=== Data to process ===
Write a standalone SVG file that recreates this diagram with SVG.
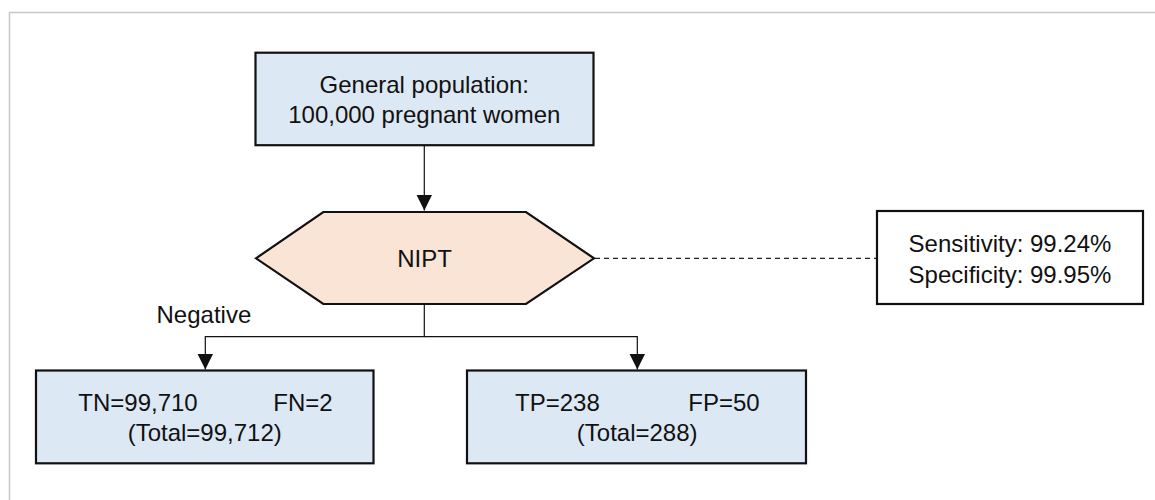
<svg xmlns="http://www.w3.org/2000/svg" width="1155" height="500" viewBox="0 0 1155 500">
<style>
text{font-family:"Liberation Sans",Arial,sans-serif;font-size:24px;fill:#111}
.mid{text-anchor:middle}
.box{fill:#dde8f5;stroke:#111;stroke-width:2.2}
.hex{fill:#fae4d6;stroke:#111;stroke-width:2.2}
.plain{fill:#fff;stroke:#111;stroke-width:2.2}
.conn{fill:none;stroke:#111;stroke-width:1.2}
.dash{fill:none;stroke:#222;stroke-width:1.3;stroke-dasharray:5 4}
</style>
<defs>
<marker id="arr" viewBox="0 0 16 16" refX="16" refY="8" markerWidth="16" markerHeight="16" markerUnits="userSpaceOnUse" orient="auto">
<path d="M0,0 L16,8 L0,16 Z" fill="#111"/>
</marker>
</defs>
<rect width="1155" height="500" fill="#fff"/>
<path d="M9.5,500 V12.5 H1155" fill="none" stroke="#c8c8c8" stroke-width="1.5"/>
<g id="connectors">
<path class="conn" d="M424.3,146 V210.5" marker-end="url(#arr)"/>
<path class="conn" d="M424.3,304 V336.7 H205.3 V369.5" marker-end="url(#arr)"/>
<path class="conn" d="M424.3,336.7 H637.3 V369.5" marker-end="url(#arr)"/>
<path class="dash" d="M595,258.3 H877"/>
</g>
<g id="population">
<rect class="box" x="255.5" y="52.7" width="338" height="92.5"/>
<text class="mid" x="424.3" y="92.7">General population:</text>
<text class="mid" x="424.3" y="123.3">100,000 pregnant women</text>
</g>
<g id="nipt">
<polygon class="hex" points="256,258.3 323.3,212 526,212 594,258.3 526,304 323.3,304"/>
<text class="mid" x="424.5" y="266.7">NIPT</text>
</g>
<g id="stats">
<rect class="plain" x="877" y="211" width="266" height="93"/>
<text class="mid" x="1010" y="251.7">Sensitivity: 99.24%</text>
<text class="mid" x="1010" y="282.5">Specificity: 99.95%</text>
</g>
<g id="negative-label">
<text x="156.5" y="322.7">Negative</text>
</g>
<g id="negative">
<rect class="box" x="36" y="370.5" width="337.5" height="92.8"/>
<text x="78.3" y="410.7">TN=99,710</text>
<text x="273.3" y="410.7">FN=2</text>
<text class="mid" x="204.7" y="440.5">(Total=99,712)</text>
</g>
<g id="positive">
<rect class="box" x="467" y="370.5" width="339" height="92.8"/>
<text x="515" y="411">TP=238</text>
<text x="688.3" y="411">FP=50</text>
<text class="mid" x="637.2" y="441">(Total=288)</text>
</g>
</svg>
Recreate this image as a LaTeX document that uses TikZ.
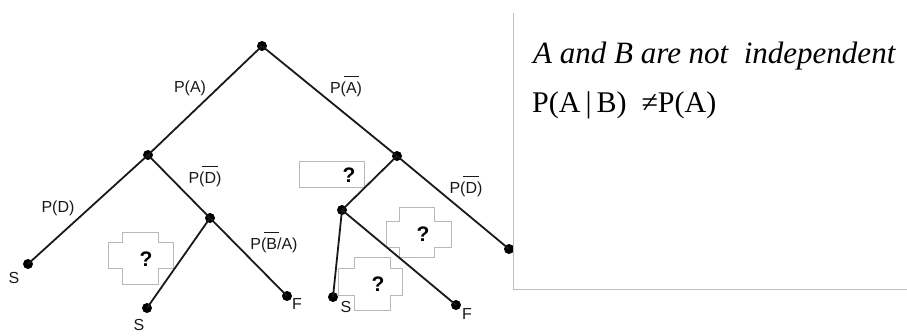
\documentclass[tikz,border=0pt]{standalone}
\usepackage{fontspec}
\setmainfont{Liberation Serif}
\setsansfont{Liberation Sans}
\newlength\ovlw
\newcommand\ovl[1]{\settowidth\ovlw{#1}\addtolength\ovlw{0.26em}\makebox[0pt][l]{\hspace*{-0.13em}\rule[0.98em]{\ovlw}{0.075em}}#1}
\begin{document}
\begin{tikzpicture}[x=1pt,y=-1pt,
  dot/.style={circle,fill=black,inner sep=0pt,minimum size=10pt},
  edge/.style={line width=1.8pt, black!90},
  lbl/.style={font=\sffamily\fontsize{16}{16}\selectfont, inner sep=0pt, text=black!90},
  qbox/.style={draw=black!28, line width=1pt, fill=white},
  qmark/.style={font=\sffamily\bfseries\fontsize{21}{21}\selectfont, inner sep=0pt},
  panel/.style={draw=black!25, line width=1pt}]
\useasboundingbox (0,0) rectangle (907,335);
% question boxes
\draw[qbox] (299,161) rectangle (364,187);
\draw[qbox] (122,232)--(158,232)--(158,242)--(173,242)--(173,268)--(158,268)--(158,284)--(122,284)--(122,268)--(108,268)--(108,242)--(122,242)--cycle;
\draw[qbox] (399,207)--(434,207)--(434,221)--(451,221)--(451,247)--(434,247)--(434,257)--(399,257)--(399,247)--(386,247)--(386,221)--(399,221)--cycle;
\draw[qbox] (354,257)--(390,257)--(390,268)--(402,268)--(402,295)--(390,295)--(390,310)--(354,310)--(354,295)--(338,295)--(338,268)--(354,268)--cycle;
\node[qmark] (q1) at (349,175) {?};
\node[qmark] (q2) at (146,259) {?};
\node[qmark] (q3) at (423,234) {?};
\node[qmark] (q4) at (378,284) {?};
% tree nodes
\node[dot] (root) at (262,46) {};
\node[dot] (L) at (148,155) {};
\node[dot] (R) at (397,156) {};
\node[dot] (LS) at (28,264) {};
\node[dot] (LL) at (210,218) {};
\node[dot] (LLS) at (147,308) {};
\node[dot] (LLF) at (287,296) {};
\node[dot] (RL) at (342,210) {};
\node[dot] (RLS) at (333,297) {};
\node[dot] (RLF) at (456,305) {};
\node[dot] (RR) at (509,249) {};
% edges
\draw[edge] (root.center) -- (L.center);
\draw[edge] (root.center) -- (R.center);
\draw[edge] (L.center) -- (LS.center);
\draw[edge] (L.center) -- (LL.center);
\draw[edge] (LL.center) -- (LLS.center);
\draw[edge] (LL.center) -- (LLF.center);
\draw[edge] (R.center) -- (RL.center);
\draw[edge] (R.center) -- (RR.center);
\draw[edge] (RL.center) -- (RLS.center);
\draw[edge] (RL.center) -- (RLF.center);
% edge labels
\node[lbl, anchor=base] (lA) at (190,92) {P(A)};
\node[lbl, anchor=base] (lnA) at (346,93) {P(\ovl{A})};
\node[lbl, anchor=base] (lD) at (58,212) {P(D)};
\node[lbl, anchor=base] (lnD1) at (205,183) {P(\ovl{D})};
\node[lbl, anchor=base] (lnB) at (274,249) {P(\ovl{B}/A)};
\node[lbl, anchor=base] (lnD2) at (466,193) {P(\ovl{D})};
% leaf labels
\node[lbl] (tS1) at (14,278) {S};
\node[lbl] (tS2) at (139,325) {S};
\node[lbl] (tF1) at (297,304) {F};
\node[lbl] (tS3) at (346,307) {S};
\node[lbl] (tF2) at (467,314) {F};
% right panel
\draw[panel] (513,13) -- (513,289) -- (907,289);
\node[anchor=base west, inner sep=0pt, font=\fontsize{31}{31}\selectfont\itshape] (t1) at (533,63) {A and B are not\ \ independent};
\node[anchor=base west, inner sep=0pt, font=\fontsize{30}{30}\selectfont] (t2) at (532,112) {P(A\,|\,B)\ \ ≠P(A)};
\end{tikzpicture}
\end{document}
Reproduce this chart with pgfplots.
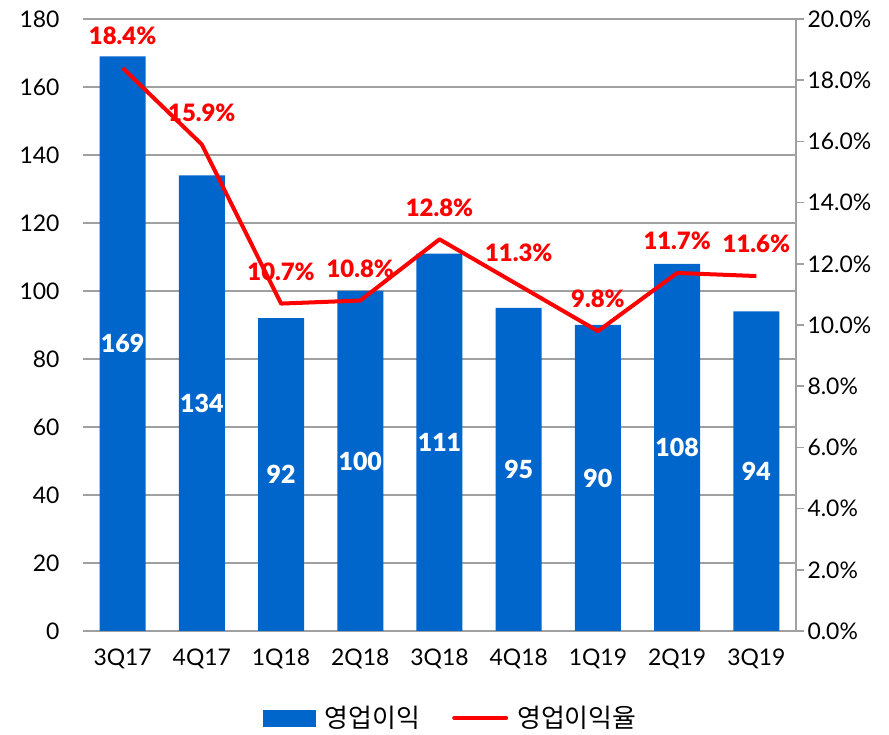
\documentclass[border=0pt]{standalone}
\usepackage{pgfplots}
\pgfplotsset{compat=1.18}
\usepackage{pgfplotstable}
\usepackage{fontspec}
\setmainfont{Lato}
\newfontfamily\heavy{Lato Black}
\newfontfamily\kr{Noto Sans CJK KR}
\definecolor{barblue}{HTML}{0066CC}
\definecolor{gridgray}{HTML}{A0A0A0}
\pgfplotstableread{
x v p
0 169 18.4
1 134 15.9
2 92 10.7
3 100 10.8
4 111 12.8
5 95 11.3
6 90 9.8
7 108 11.7
8 94 11.6
}\data
\begin{document}
\begin{tikzpicture}
\begin{axis}[
  at={(0,0)}, anchor=south west, scale only axis,
  width=713bp, height=612bp,
  xmin=-0.5, xmax=8.5, ymin=0, ymax=180,
  ytick={0,20,...,180},
  xtick={0,...,8},
  xticklabels={3Q17,4Q17,1Q18,2Q18,3Q18,4Q18,1Q19,2Q19,3Q19},
  axis x line*=bottom, axis y line*=left,
  y axis line style={draw=none},
  x axis line style={draw=gridgray, line width=1.5bp, -},
  major tick length=0pt,
  ymajorgrids, grid style={draw=gridgray, line width=1.5bp},
  /pgf/number format/assume math mode=true,
  tick label style={font=\fontsize{23}{26}\selectfont},
  yticklabel style={xshift=-20bp},
  xticklabel style={yshift=-14bp},
  clip=false,
]
\addplot[ybar, bar width=46bp, fill=barblue, draw=none,
  visualization depends on={\thisrow{v}*1.7 \as \hs},
  nodes near coords,
  every node near coord/.append style={anchor=center, yshift=-\hs bp, text=white,
     font=\heavy\fontsize{25}{28}\selectfont},
] table[x=x, y=v] {\data};
\end{axis}
\begin{axis}[
  at={(0,0)}, anchor=south west, scale only axis,
  width=713bp, height=612bp,
  xmin=-0.5, xmax=8.5, ymin=0, ymax=20,
  ytick={0,2,...,20},
  axis x line=none, axis y line*=right,
  y axis line style={draw=gridgray, line width=1.5bp, -},
  tick style={draw=gridgray, line width=1.5bp},
  tick align=outside, major tick length=8bp,
  /pgf/number format/assume math mode=true,
  yticklabel={\pgfmathprintnumber[fixed,fixed zerofill,precision=1]{\tick}\%},
  tick label style={font=\fontsize{23}{26}\selectfont},
  clip=false,
  legend style={at={(0.516,-0.142)}, anchor=center, draw=none, fill=none,
    legend columns=2, font=\kr\fontsize{26}{28}\selectfont,
    /tikz/every odd column/.append style={column sep=7bp},
    /tikz/every even column/.append style={column sep=30bp}},
]
\addlegendimage{legend image code/.code={\fill[barblue] (0bp,-8bp) rectangle (52bp,8bp);}}
\addlegendentry{영업이익}
\addplot[red, line width=4bp, line join=round, mark=none,
  point meta=explicit,
  nodes near coords={\pgfmathprintnumber[fixed,fixed zerofill,precision=1]{\pgfplotspointmeta}\%},
  every node near coord/.append style={anchor=center, yshift=32bp, text=red,
     font=\heavy\fontsize{24}{27}\selectfont},
  legend image code/.code={\draw[red,line width=4bp,line cap=round] (0bp,0bp) -- (52bp,0bp);},
] table[x=x, y=p, meta=p] {\data};
\addlegendentry{영업이익율}
\end{axis}
\pgfresetboundingbox
\path (-83bp,-104bp) rectangle (806bp,631bp);
\end{tikzpicture}
\end{document}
===
In the records above, find the lines containing "that" and copy them.

Write a standalone SVG file that recreates this diagram with SVG.
Recreate this image as a LaTeX document that uses TikZ.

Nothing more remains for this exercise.